WRITTEN INSTRUCTION: Your task is to copy the listing exactly, with the pictures left out.

===== MATERIAL PROVIDED

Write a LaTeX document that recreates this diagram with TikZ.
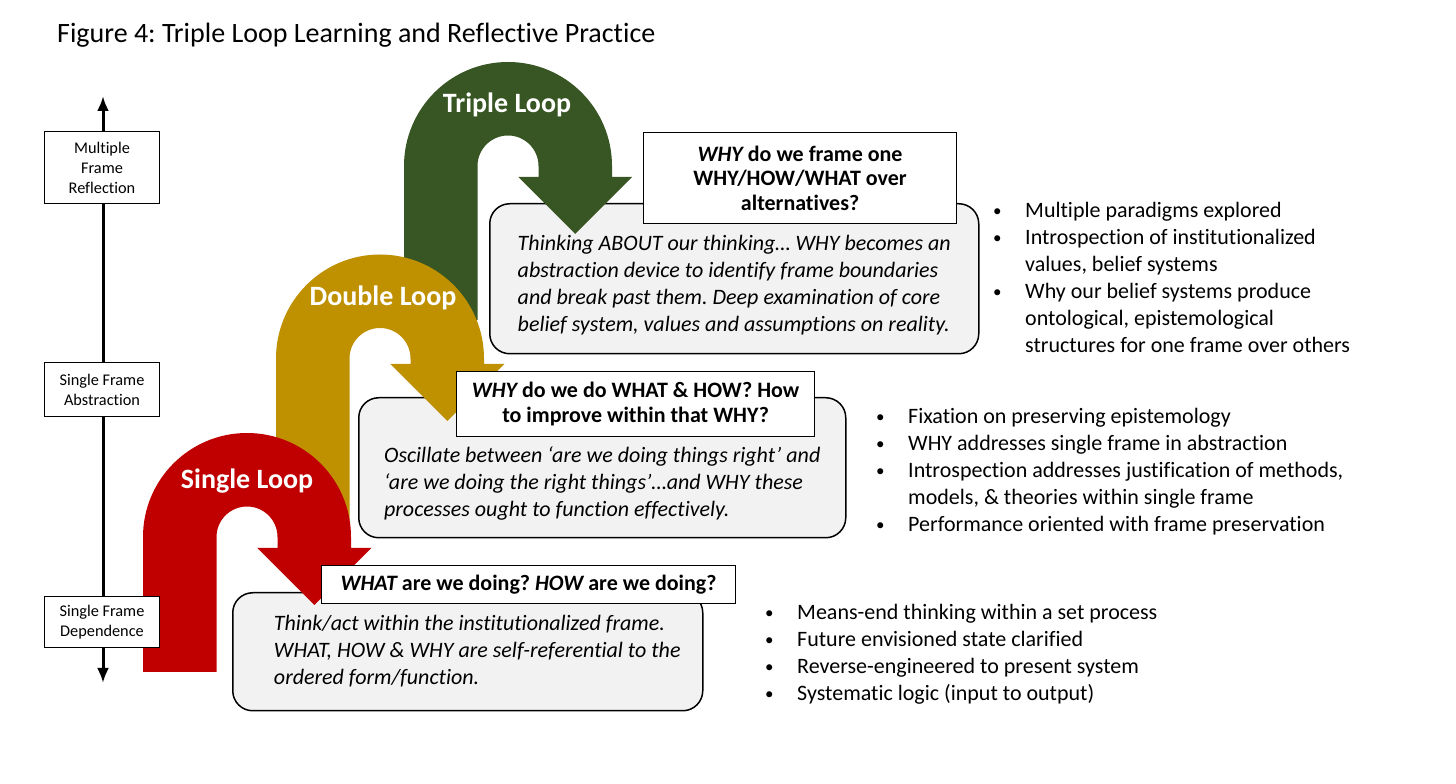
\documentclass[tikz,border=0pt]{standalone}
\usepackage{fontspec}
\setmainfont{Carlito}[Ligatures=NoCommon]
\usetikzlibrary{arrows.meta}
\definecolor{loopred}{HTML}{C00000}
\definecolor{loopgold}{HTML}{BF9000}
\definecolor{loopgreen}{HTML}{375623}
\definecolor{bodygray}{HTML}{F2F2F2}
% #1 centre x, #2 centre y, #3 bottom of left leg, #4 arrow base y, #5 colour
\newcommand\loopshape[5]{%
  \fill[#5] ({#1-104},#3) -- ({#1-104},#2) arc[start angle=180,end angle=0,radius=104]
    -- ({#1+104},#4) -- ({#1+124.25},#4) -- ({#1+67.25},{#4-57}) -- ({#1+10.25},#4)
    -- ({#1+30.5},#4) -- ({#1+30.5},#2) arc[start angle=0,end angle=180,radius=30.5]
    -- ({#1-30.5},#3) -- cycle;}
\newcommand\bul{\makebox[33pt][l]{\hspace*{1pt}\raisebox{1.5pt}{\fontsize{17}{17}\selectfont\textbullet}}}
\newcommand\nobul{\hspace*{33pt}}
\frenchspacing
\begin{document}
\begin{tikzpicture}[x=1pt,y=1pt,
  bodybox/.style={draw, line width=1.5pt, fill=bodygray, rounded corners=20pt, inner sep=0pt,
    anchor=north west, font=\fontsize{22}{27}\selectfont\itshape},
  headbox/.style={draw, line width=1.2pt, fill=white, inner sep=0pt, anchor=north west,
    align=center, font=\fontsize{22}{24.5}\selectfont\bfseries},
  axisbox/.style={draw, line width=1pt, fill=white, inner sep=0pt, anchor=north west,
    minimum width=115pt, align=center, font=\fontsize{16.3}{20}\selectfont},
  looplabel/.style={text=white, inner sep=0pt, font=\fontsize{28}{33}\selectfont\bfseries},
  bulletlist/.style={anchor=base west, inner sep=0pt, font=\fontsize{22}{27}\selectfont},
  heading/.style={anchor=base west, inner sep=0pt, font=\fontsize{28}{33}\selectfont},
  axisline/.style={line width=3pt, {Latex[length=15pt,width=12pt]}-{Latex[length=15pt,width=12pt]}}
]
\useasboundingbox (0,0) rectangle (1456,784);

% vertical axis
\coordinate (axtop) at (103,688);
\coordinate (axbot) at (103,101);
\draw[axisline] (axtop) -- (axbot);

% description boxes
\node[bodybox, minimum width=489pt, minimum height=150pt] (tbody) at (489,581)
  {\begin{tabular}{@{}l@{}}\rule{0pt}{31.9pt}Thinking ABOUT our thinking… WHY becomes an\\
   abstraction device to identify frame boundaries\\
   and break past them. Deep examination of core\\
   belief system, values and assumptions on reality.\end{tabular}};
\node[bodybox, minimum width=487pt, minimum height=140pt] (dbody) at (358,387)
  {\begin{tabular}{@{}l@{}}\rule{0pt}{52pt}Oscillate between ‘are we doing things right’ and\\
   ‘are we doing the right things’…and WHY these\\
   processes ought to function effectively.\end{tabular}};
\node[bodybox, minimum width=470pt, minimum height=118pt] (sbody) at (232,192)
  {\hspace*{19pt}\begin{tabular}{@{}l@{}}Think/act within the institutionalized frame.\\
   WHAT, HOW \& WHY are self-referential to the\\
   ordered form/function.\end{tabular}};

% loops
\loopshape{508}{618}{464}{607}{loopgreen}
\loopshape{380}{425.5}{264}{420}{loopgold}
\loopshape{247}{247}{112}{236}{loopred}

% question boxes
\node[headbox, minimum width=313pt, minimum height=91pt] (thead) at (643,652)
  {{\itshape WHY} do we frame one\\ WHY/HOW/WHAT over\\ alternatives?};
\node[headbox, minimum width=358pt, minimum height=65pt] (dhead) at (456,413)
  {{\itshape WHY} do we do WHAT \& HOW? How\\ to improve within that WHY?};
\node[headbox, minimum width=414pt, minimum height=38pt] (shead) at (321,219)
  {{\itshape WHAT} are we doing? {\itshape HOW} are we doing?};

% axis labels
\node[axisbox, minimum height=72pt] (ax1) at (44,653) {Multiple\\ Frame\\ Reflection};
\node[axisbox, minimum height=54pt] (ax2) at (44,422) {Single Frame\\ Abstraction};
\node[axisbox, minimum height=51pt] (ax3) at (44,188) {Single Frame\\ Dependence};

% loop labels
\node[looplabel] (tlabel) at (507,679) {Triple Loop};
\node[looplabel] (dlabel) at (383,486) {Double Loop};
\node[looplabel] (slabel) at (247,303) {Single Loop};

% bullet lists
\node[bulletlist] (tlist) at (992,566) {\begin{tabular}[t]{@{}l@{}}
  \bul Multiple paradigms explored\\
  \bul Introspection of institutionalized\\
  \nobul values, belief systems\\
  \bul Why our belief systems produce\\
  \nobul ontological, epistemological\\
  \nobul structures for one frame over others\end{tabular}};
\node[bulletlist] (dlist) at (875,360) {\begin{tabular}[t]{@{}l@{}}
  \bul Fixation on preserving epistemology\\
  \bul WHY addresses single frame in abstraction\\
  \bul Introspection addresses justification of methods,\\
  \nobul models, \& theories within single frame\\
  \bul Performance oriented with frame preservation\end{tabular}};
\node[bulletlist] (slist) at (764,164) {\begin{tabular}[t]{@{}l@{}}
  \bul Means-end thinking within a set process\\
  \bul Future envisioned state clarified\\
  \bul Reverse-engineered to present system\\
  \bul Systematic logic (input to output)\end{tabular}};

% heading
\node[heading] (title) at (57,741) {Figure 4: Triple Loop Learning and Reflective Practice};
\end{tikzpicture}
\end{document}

==========

EXERCISE RESPONSE:
Write a LaTeX document that recreates this diagram with TikZ.
\documentclass[tikz,border=0pt]{standalone}
\usepackage{fontspec}
\setmainfont{Carlito}[Ligatures=NoCommon]
\usetikzlibrary{arrows.meta}
\definecolor{loopred}{HTML}{C00000}
\definecolor{loopgold}{HTML}{BF9000}
\definecolor{loopgreen}{HTML}{375623}
\definecolor{bodygray}{HTML}{F2F2F2}
% #1 centre x, #2 centre y, #3 bottom of left leg, #4 arrow base y, #5 colour
\newcommand\loopshape[5]{%
  \fill[#5] ({#1-104},#3) -- ({#1-104},#2) arc[start angle=180,end angle=0,radius=104]
    -- ({#1+104},#4) -- ({#1+124.25},#4) -- ({#1+67.25},{#4-57}) -- ({#1+10.25},#4)
    -- ({#1+30.5},#4) -- ({#1+30.5},#2) arc[start angle=0,end angle=180,radius=30.5]
    -- ({#1-30.5},#3) -- cycle;}
\newcommand\bul{\makebox[33pt][l]{\hspace*{1pt}\raisebox{1.5pt}{\fontsize{17}{17}\selectfont\textbullet}}}
\newcommand\nobul{\hspace*{33pt}}
\frenchspacing
\begin{document}
\begin{tikzpicture}[x=1pt,y=1pt,
  bodybox/.style={draw, line width=1.5pt, fill=bodygray, rounded corners=20pt, inner sep=0pt,
    anchor=north west, font=\fontsize{22}{27}\selectfont\itshape},
  headbox/.style={draw, line width=1.2pt, fill=white, inner sep=0pt, anchor=north west,
    align=center, font=\fontsize{22}{24.5}\selectfont\bfseries},
  axisbox/.style={draw, line width=1pt, fill=white, inner sep=0pt, anchor=north west,
    minimum width=115pt, align=center, font=\fontsize{16.3}{20}\selectfont},
  looplabel/.style={text=white, inner sep=0pt, font=\fontsize{28}{33}\selectfont\bfseries},
  bulletlist/.style={anchor=base west, inner sep=0pt, font=\fontsize{22}{27}\selectfont},
  heading/.style={anchor=base west, inner sep=0pt, font=\fontsize{28}{33}\selectfont},
  axisline/.style={line width=3pt, {Latex[length=15pt,width=12pt]}-{Latex[length=15pt,width=12pt]}}
]
\useasboundingbox (0,0) rectangle (1456,784);

% vertical axis
\coordinate (axtop) at (103,688);
\coordinate (axbot) at (103,101);
\draw[axisline] (axtop) -- (axbot);

% description boxes
\node[bodybox, minimum width=489pt, minimum height=150pt] (tbody) at (489,581)
  {\begin{tabular}{@{}l@{}}\rule{0pt}{31.9pt}Thinking ABOUT our thinking… WHY becomes an\\
   abstraction device to identify frame boundaries\\
   and break past them. Deep examination of core\\
   belief system, values and assumptions on reality.\end{tabular}};
\node[bodybox, minimum width=487pt, minimum height=140pt] (dbody) at (358,387)
  {\begin{tabular}{@{}l@{}}\rule{0pt}{52pt}Oscillate between ‘are we doing things right’ and\\
   ‘are we doing the right things’…and WHY these\\
   processes ought to function effectively.\end{tabular}};
\node[bodybox, minimum width=470pt, minimum height=118pt] (sbody) at (232,192)
  {\hspace*{19pt}\begin{tabular}{@{}l@{}}Think/act within the institutionalized frame.\\
   WHAT, HOW \& WHY are self-referential to the\\
   ordered form/function.\end{tabular}};

% loops
\loopshape{508}{618}{464}{607}{loopgreen}
\loopshape{380}{425.5}{264}{420}{loopgold}
\loopshape{247}{247}{112}{236}{loopred}

% question boxes
\node[headbox, minimum width=313pt, minimum height=91pt] (thead) at (643,652)
  {{\itshape WHY} do we frame one\\ WHY/HOW/WHAT over\\ alternatives?};
\node[headbox, minimum width=358pt, minimum height=65pt] (dhead) at (456,413)
  {{\itshape WHY} do we do WHAT \& HOW? How\\ to improve within that WHY?};
\node[headbox, minimum width=414pt, minimum height=38pt] (shead) at (321,219)
  {{\itshape WHAT} are we doing? {\itshape HOW} are we doing?};

% axis labels
\node[axisbox, minimum height=72pt] (ax1) at (44,653) {Multiple\\ Frame\\ Reflection};
\node[axisbox, minimum height=54pt] (ax2) at (44,422) {Single Frame\\ Abstraction};
\node[axisbox, minimum height=51pt] (ax3) at (44,188) {Single Frame\\ Dependence};

% loop labels
\node[looplabel] (tlabel) at (507,679) {Triple Loop};
\node[looplabel] (dlabel) at (383,486) {Double Loop};
\node[looplabel] (slabel) at (247,303) {Single Loop};

% bullet lists
\node[bulletlist] (tlist) at (992,566) {\begin{tabular}[t]{@{}l@{}}
  \bul Multiple paradigms explored\\
  \bul Introspection of institutionalized\\
  \nobul values, belief systems\\
  \bul Why our belief systems produce\\
  \nobul ontological, epistemological\\
  \nobul structures for one frame over others\end{tabular}};
\node[bulletlist] (dlist) at (875,360) {\begin{tabular}[t]{@{}l@{}}
  \bul Fixation on preserving epistemology\\
  \bul WHY addresses single frame in abstraction\\
  \bul Introspection addresses justification of methods,\\
  \nobul models, \& theories within single frame\\
  \bul Performance oriented with frame preservation\end{tabular}};
\node[bulletlist] (slist) at (764,164) {\begin{tabular}[t]{@{}l@{}}
  \bul Means-end thinking within a set process\\
  \bul Future envisioned state clarified\\
  \bul Reverse-engineered to present system\\
  \bul Systematic logic (input to output)\end{tabular}};

% heading
\node[heading] (title) at (57,741) {Figure 4: Triple Loop Learning and Reflective Practice};
\end{tikzpicture}
\end{document}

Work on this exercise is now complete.